Et tout ce travail invisible et non rémunéré est nécessaire au maintien du capitalisme. Sans les tartines que les femmes préparent pour leurs maris travaillant à l’usine, sans l’habillage des enfants pour qu’ils aillent à l’école, tous les autres travaux productifs – que nous avons tendance à considérer comme le « vrai » travail – ne peuvent avoir lieu. C’est pourquoi elles ont voulu démasquer la maternité et l’amour conjugal comme un travail non rémunéré. Et elles exigeaient une rémunération pour le travail domestique. Cuisiner, nettoyer la salle de bain, coucher avec son mari, allaiter, appeler grand-mère pour son anniversaire – de toutes les choses que nous pensons faire partie de la vie d’une femme, elles ont dit : il n’y a rien de naturel ou de biologique là-dedans. C’est ainsi que les femmes ont été socialisées par une société patriarcale et une économie capitaliste. Et sans tout ce travail, disait-on, le capitalisme ne peut jamais être rentable.

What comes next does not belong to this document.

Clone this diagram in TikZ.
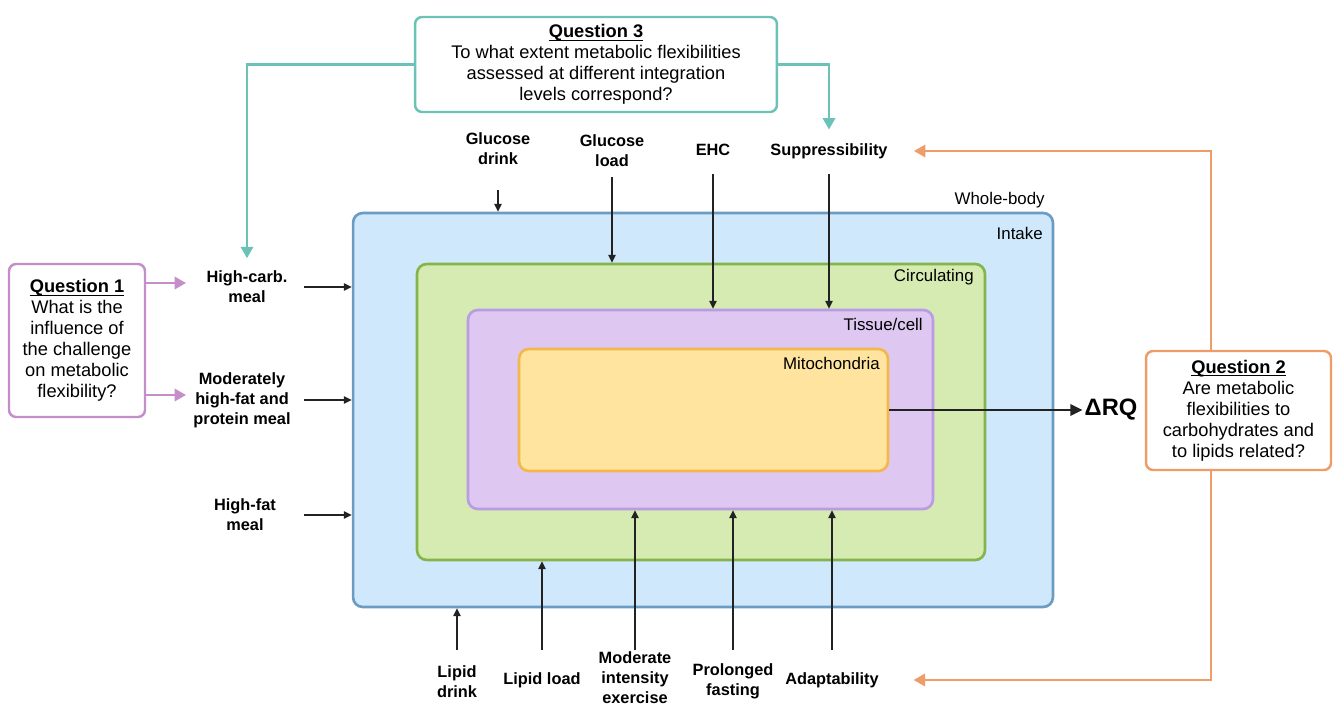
\documentclass[tikz,border=0pt]{standalone}
\usepackage{fontspec}
\setmainfont{Liberation Sans}
\usetikzlibrary{arrows.meta,positioning,calc}
\definecolor{wbfill}{HTML}{D0E8FC}
\definecolor{wbline}{HTML}{6C9CC2}
\definecolor{cifill}{HTML}{D5EBB1}
\definecolor{ciline}{HTML}{84B54A}
\definecolor{tcfill}{HTML}{DEC8F2}
\definecolor{tcline}{HTML}{B99CE4}
\definecolor{mtfill}{HTML}{FFE49F}
\definecolor{mtline}{HTML}{F3B84C}
\definecolor{qone}{HTML}{C48ECB}
\definecolor{qtwo}{HTML}{EE9D69}
\definecolor{qthree}{HTML}{6DC2B7}
\definecolor{ink}{HTML}{222222}
\tikzset{
  layer/.style={draw, line width=1.5pt, rounded corners=5.5pt, inner sep=0pt},
  qbox/.style={draw, line width=1.4pt, rounded corners=4pt, fill=white, align=center, font=\fontsize{10.4}{12}\selectfont, inner sep=0pt},
  lbl/.style={align=center, font=\fontsize{9.3}{11.3}\selectfont\bfseries, inner sep=2pt},
  tag/.style={font=\fontsize{9.6}{11}\selectfont, inner sep=0pt, anchor=east},
  feed/.style={-{Triangle[length=4.5pt,width=4.2pt]}, line width=0.75pt, draw=ink},
  qlink/.style={-{Triangle[length=6.5pt,width=7pt]}, line width=1.4pt}
}
\newcommand{\qhead}[1]{\underline{\raisebox{0pt}[\height][0pt]{\textbf{#1}}}}

\begin{document}
\begin{tikzpicture}[x=0.02cm, y=-0.02cm]
  \useasboundingbox (0,0) rectangle (1333,706);
  % nested integration levels
  \node[layer, fill=wbfill, draw=wbline, minimum width=14cm, minimum height=7.88cm] (wb) at (703,410) {};
  \node[layer, fill=cifill, draw=ciline, minimum width=11.36cm, minimum height=5.92cm] (ci) at (701,412) {};
  \node[layer, fill=tcfill, draw=tcline, minimum width=9.3cm, minimum height=3.98cm] (tc) at (700.5,409.5) {};
  \node[layer, fill=mtfill, draw=mtline, minimum width=7.38cm, minimum height=2.44cm] (mt) at (703.5,410) {};
  \node[tag] (twb) at (1045,200) {Whole-body};
  \node[tag] (tin) at (1043,233) {Intake};
  \node[tag] (tci) at (974,277) {Circulating};
  \node[tag] (ttc) at (923,324) {Tissue/cell};
  \node[tag] (tmt) at (880,363) {Mitochondria};

  % questions
  \node[qbox, draw=qone, minimum width=2.72cm, minimum height=3.06cm] (q1) at (77,340.5)
    {\qhead{Question 1}\\What is the\\influence of\\the challenge\\on metabolic\\flexibility?};
  \node[qbox, draw=qthree, minimum width=7.24cm, minimum height=1.9cm] (q3) at (596,64.5)
    {\qhead{Question 3}\\To what extent metabolic flexibilities\\assessed at different integration\\levels correspond?};
  \node[qbox, draw=qtwo, minimum width=3.7cm, minimum height=2.38cm] (q2) at (1238.5,410.5)
    {\qhead{Question 2}\\Are metabolic\\flexibilities to\\carbohydrates and\\to lipids related?};

  % challenges
  \node[lbl] (lhc) at (247,287) {High-carb.\\meal};
  \node[lbl] (lhf) at (242,400) {Moderately\\high-fat and\\protein meal};
  \node[lbl] (lfm) at (245,515) {High-fat\\meal};
  \node[lbl] (tgd) at (498,149) {Glucose\\drink};
  \node[lbl] (tgl) at (612,151) {Glucose\\load};
  \node[lbl] (tehc) at (713,150) {EHC};
  \node[lbl] (tsup) at (829,151) {Suppressibility};
  \node[lbl] (bld) at (457,682) {Lipid\\drink};
  \node[lbl] (bll) at (542,680) {Lipid load};
  \node[lbl] (bex) at (635,678) {Moderate\\intensity\\exercise};
  \node[lbl] (bpf) at (733,681) {Prolonged\\fasting};
  \node[lbl] (bad) at (832,680) {Adaptability};
  \node[font=\fontsize{13.5}{16}\selectfont\bfseries, inner sep=1pt] (drq) at (1111,410) {ΔRQ};

  \draw[feed] (lhc -| 304,0) -- (lhc -| wb.west);
  \draw[feed] (lhf -| 304,0) -- (lhf -| wb.west);
  \draw[feed] (lfm -| 304,0) -- (lfm -| wb.west);
  \draw[feed] (tgd |- 0,190) -- (tgd |- wb.north);
  \draw[feed] (tgl |- 0,177) -- (tgl |- ci.north);
  \draw[feed] (tehc |- 0,174) -- (tehc |- tc.north);
  \draw[feed] (tsup |- 0,174) -- (tsup |- tc.north);
  \draw[feed] (bld |- 0,650) -- (bld |- wb.south);
  \draw[feed] (bll |- 0,650) -- (bll |- ci.south);
  \draw[feed] (bex |- 0,650) -- (bex |- tc.south);
  \draw[feed] (bpf |- 0,650) -- (bpf |- tc.south);
  \draw[feed] (bad |- 0,650) -- (bad |- tc.south);
  \draw[feed, line width=1.4pt, -{Triangle[length=7pt,width=6.5pt]}] (mt.east) -- (drq.west);

  % question links
  \coordinate (q1a) at (186,283);
  \coordinate (q1b) at (186,395);
  \draw[qlink, qone] (q1.east |- q1a) -- (q1a);
  \draw[qlink, qone] (q1.east |- q1b) -- (q1b);
  \draw[qlink, qthree] (q3.west) -| ([yshift=0.18cm]lhc.north);
  \draw[qlink, qthree] (q3.east) -| ([yshift=0.2cm]tsup.north);
  \draw[qlink, qtwo] ([xshift=-0.55cm]q2.north) |- ([xshift=0.45cm]tsup.east);
  \draw[qlink, qtwo] ([xshift=-0.55cm]q2.south) |- ([xshift=0.62cm]bad.east);
\end{tikzpicture}
\end{document}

En ce sens, la gestation pour autrui est un prisme intéressant pour examiner le travail domestique, mais aussi le secteur des soins ou du nettoyage. Ce sont secteurs dans lesquels travaillent de nombreuses femmes mal rémunérées. Au lieu de considérer la gestation pour autrui à travers le prisme de la maternité et de dire « Oh là là ! Toi, mauvaise mère, qui vends ton corps et tes enfants », il est beaucoup plus fascinant de regarder à travers ce prisme toutes ces formes de travail non rémunérées et sous-payées qui, soi-disant par amour, devraient être faites presque gratuitement.